I learned about elder games from the classic Steve Yegge post, The Borderlands Gun Collectors Club (ht Chris Reid). The idea is that in a complex game, after most players have finished a first full play-through, the mechanics might still leave interesting things for them to do. An Act 2 game-within-a-game emerges for experienced players who have exhausted the nominal game. A game dominated by such second-order players is an elder game. In Borderlands, the elder game was apparently gun collecting.
An elder game tends to be more open-ended than the nominal game. In the ideal case, it is a mature infinite game that can go on indefinitely.
Blogging is now an elder game. After a decade of pursuing virality (out of the corner of my eye — direct pursuit is a recipe for burnout by pandering), the inside of my head now looks like the picture above. A vast mess of unsystematically explored territory, with flags planted on a few legible patches. That’s what organic virality is, epistemologically: a communicable patch of legibility in an ungoverned thought space of interest to many.

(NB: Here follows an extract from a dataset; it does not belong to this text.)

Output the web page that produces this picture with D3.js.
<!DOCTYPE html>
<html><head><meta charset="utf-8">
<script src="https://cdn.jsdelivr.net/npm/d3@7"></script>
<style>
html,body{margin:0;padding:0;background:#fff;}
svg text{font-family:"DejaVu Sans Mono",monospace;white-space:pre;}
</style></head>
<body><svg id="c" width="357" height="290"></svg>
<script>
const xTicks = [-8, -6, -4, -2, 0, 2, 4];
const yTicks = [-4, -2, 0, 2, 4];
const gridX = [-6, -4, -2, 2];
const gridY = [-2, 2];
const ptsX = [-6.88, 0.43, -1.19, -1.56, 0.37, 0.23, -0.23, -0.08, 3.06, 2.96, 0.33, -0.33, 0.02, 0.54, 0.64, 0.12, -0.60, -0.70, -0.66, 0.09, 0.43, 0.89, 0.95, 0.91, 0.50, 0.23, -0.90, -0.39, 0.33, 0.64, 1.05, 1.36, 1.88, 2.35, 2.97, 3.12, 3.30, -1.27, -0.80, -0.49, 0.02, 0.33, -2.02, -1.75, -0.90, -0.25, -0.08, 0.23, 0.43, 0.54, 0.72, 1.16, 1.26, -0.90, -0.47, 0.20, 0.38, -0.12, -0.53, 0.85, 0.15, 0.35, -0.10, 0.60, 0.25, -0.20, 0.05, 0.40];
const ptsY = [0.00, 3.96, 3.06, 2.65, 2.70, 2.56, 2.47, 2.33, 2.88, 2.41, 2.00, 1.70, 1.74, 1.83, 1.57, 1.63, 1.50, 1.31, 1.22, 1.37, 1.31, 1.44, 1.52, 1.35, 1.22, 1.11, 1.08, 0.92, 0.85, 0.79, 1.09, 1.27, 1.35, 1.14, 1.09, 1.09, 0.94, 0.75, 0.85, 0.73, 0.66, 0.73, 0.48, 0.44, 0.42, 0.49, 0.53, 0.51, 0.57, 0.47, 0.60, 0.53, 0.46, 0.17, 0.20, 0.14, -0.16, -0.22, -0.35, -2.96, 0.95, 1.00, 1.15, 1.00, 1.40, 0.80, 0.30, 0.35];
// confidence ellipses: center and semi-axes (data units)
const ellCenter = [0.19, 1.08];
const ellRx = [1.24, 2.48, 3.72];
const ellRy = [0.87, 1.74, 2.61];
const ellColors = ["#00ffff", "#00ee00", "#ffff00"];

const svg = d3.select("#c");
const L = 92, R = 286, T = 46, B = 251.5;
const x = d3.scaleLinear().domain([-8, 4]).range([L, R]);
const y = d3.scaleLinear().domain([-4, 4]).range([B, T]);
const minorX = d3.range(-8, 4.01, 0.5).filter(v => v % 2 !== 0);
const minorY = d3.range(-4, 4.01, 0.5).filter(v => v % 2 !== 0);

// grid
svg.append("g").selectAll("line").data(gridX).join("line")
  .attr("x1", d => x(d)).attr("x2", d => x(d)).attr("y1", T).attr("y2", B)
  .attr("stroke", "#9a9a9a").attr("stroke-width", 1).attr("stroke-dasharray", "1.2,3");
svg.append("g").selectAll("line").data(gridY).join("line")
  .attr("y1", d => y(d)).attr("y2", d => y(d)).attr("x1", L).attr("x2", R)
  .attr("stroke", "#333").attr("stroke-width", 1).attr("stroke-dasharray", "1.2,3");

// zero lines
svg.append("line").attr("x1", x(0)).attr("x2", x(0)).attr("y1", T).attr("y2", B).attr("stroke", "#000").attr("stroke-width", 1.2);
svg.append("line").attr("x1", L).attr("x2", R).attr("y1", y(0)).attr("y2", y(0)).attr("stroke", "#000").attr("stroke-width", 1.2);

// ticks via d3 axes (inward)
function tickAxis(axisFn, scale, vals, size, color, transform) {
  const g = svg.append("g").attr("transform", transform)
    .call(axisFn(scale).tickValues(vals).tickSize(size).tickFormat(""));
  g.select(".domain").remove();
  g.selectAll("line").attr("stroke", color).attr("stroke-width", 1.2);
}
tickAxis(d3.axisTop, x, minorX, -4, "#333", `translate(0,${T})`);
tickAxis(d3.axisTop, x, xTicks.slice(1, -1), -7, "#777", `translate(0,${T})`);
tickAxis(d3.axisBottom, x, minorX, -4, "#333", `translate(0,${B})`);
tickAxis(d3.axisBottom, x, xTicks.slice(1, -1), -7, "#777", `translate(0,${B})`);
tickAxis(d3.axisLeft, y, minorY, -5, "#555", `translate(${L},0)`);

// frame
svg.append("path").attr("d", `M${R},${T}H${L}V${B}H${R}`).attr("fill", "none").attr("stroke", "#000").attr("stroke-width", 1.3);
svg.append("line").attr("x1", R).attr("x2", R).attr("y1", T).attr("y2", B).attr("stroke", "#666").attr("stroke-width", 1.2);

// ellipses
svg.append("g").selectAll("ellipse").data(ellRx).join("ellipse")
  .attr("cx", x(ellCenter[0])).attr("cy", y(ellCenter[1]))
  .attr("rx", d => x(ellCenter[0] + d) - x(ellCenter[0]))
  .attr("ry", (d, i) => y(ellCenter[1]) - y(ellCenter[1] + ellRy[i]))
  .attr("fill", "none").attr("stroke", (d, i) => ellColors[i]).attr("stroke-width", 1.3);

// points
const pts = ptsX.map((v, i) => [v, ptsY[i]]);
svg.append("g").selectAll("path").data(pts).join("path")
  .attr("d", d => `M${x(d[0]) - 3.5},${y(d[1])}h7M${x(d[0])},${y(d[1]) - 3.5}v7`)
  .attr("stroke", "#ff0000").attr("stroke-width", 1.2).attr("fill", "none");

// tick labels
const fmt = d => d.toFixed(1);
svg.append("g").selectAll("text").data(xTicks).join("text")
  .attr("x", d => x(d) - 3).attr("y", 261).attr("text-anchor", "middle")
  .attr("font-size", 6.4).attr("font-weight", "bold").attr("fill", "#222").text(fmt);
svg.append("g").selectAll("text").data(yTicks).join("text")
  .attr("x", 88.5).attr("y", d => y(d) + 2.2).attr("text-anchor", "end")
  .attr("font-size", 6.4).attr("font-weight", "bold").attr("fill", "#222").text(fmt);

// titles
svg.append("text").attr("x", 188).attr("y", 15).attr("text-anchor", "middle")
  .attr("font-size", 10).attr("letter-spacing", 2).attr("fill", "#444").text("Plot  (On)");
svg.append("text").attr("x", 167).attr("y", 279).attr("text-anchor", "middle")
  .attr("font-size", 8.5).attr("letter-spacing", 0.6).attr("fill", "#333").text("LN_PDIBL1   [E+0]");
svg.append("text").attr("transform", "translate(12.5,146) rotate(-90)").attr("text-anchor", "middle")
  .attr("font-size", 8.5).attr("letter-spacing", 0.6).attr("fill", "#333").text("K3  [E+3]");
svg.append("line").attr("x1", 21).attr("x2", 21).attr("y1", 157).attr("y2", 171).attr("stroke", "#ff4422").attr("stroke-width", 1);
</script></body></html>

An elder game can be contrasted with a late style, which is a style of creative production taken to an extreme, past the point of baroque exhaustion, in a sort of virtuoso display of raging against the dying of the night. Late-style game play is an overclocked finite game resisting the forces of mortality. An elder game is a derivative infinite game, emergent immortality hacked out of mortality.
Old blogs must choose: should they turn into elder blogs, or should they turn into late-style blogs? One does not preclude the other, but you must decide what you solve for.
I don’t grok the ribbonfarm elder game yet, but I do know it’s time to ask: what comes after virality?